Ground Based and Van Allen Probes Observations of Cold Plasma Redistribution Associated with Nightside Reconnection and Substorm Injection
Abstract:
Plasmasphere erosion carries cold dense plasma of ionospheric origin toward the noontime cusp and dayside magnetopause. The ionospheric footprint of this process is seen as a continuous plume of storm enhanced density (SED) extending from the dusk sector into and through the daytime cusp region and back across polar latitudes in a polar cap tongue of ionization (TOI). This circulation brings high density plasmaspheric material to the reconnection sites at the magnetopause and in the tail with associated impact on reconnection rates. The March 17th 2013 storm provides quantitative evidence at multiple points within this redistribution chain that significant plasma fluxes are involved both at ionospheric and magnetospheric altitudes.We use Van Allen Probes data, ground-based radar, and DMSP observations to track these fluxes from the dusk sector plasmapause to the dayside cusp and across polar latitudes to the midnight sector. Foster et al. (GRL, 2014) reported a pronounced increase in polar cap TEC magnitude beginning at the onset of the March 17th storm and continuing sporadically until the time of a substorm onset at ~ 22 UT. Antisunward flow in the TOI carried the eroded material onto auroral field lines involved in midnight sector reconnection and substorm particle energization.

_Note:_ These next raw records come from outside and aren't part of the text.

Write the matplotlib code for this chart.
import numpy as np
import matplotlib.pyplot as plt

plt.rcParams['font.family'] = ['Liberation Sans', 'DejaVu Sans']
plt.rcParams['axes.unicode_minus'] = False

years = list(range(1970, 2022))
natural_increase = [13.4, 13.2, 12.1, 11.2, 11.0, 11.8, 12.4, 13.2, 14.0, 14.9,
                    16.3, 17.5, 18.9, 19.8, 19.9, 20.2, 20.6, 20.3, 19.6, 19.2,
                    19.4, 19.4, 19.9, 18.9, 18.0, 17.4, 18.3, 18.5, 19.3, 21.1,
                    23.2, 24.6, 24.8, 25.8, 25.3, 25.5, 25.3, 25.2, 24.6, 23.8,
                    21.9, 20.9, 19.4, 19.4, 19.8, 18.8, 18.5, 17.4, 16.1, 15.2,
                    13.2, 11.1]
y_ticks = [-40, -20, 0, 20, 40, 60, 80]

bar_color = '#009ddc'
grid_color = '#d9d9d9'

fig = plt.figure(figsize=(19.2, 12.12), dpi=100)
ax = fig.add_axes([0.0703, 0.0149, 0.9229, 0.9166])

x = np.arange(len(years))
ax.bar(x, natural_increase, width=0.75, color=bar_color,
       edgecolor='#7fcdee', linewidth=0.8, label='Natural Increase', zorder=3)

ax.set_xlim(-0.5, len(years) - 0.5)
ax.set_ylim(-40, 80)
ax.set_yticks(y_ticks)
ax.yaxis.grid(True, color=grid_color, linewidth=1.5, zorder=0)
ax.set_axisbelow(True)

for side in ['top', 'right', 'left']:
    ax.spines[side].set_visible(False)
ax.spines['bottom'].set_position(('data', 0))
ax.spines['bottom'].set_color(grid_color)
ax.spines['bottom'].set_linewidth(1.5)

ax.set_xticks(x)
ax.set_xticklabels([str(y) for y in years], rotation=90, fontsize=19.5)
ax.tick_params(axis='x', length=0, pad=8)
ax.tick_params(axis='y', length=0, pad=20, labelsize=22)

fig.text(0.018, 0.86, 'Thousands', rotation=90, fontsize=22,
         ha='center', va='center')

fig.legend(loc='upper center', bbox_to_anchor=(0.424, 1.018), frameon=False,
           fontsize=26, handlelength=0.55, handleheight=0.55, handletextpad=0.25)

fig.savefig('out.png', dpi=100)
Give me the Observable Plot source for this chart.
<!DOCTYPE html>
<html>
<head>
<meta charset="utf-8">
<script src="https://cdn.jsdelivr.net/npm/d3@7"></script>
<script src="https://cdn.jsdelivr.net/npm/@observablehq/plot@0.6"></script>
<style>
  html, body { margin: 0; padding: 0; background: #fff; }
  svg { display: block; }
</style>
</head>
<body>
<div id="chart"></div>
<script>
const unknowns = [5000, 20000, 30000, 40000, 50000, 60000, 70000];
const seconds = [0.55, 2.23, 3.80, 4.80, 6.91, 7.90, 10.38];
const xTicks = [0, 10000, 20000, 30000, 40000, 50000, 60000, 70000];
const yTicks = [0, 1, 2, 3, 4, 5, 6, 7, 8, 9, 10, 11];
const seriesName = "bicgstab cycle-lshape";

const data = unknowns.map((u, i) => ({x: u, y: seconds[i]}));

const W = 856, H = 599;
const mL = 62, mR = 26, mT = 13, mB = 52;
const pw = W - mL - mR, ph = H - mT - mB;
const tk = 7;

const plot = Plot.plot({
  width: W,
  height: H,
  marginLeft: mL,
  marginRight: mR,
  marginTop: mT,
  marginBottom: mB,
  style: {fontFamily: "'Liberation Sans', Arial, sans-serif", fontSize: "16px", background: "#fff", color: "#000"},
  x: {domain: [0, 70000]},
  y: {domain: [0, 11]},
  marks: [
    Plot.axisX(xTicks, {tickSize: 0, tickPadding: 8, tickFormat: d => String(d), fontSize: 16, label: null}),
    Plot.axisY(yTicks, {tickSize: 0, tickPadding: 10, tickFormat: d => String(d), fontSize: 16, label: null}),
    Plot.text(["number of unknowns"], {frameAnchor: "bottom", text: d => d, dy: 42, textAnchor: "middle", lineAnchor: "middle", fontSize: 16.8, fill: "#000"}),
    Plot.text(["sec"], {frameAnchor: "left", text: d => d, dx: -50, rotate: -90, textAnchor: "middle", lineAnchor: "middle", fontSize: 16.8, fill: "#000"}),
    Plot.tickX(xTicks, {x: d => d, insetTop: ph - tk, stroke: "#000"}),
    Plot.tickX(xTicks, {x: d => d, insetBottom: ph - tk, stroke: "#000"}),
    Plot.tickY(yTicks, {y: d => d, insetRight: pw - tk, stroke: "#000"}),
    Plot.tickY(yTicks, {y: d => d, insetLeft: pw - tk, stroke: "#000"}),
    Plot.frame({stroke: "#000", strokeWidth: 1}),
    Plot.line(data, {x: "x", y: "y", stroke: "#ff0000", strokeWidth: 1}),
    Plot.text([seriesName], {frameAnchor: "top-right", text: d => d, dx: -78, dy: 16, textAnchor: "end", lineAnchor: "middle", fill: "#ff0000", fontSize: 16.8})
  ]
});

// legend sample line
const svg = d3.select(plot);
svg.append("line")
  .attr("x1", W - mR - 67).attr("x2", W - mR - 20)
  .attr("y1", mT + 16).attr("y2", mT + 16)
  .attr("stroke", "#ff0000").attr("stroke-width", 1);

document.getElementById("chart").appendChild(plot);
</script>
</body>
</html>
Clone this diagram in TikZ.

Both RBSP-A and RBSP-B observed patchy cold plasma density enhancements at apogee (~ 6 Re) on field lines mapping down to the region where TOI plasma was observed to exit the polar cap. Electron density was determined both from EMFISIS plasma wave observations and from EFW probe potentials. The patches of high altitude TOI material show enhanced cold plasma densities of 20 to 40 cm-3. Both spacecraft were immersed in the cold plasma enhancement until the onset of the magnetic field depolarization and particle injection event. The Van Allen Probes data are the first reported observations of TOI plasma near the apex of nightside auroral field lines. The long duration of the TOI fluxes suggests that the midnight sector region associated with magnetotail reconnection and substorm injection was richly populated with cold dayside plasmaspheric material during the March 17, 2013 event.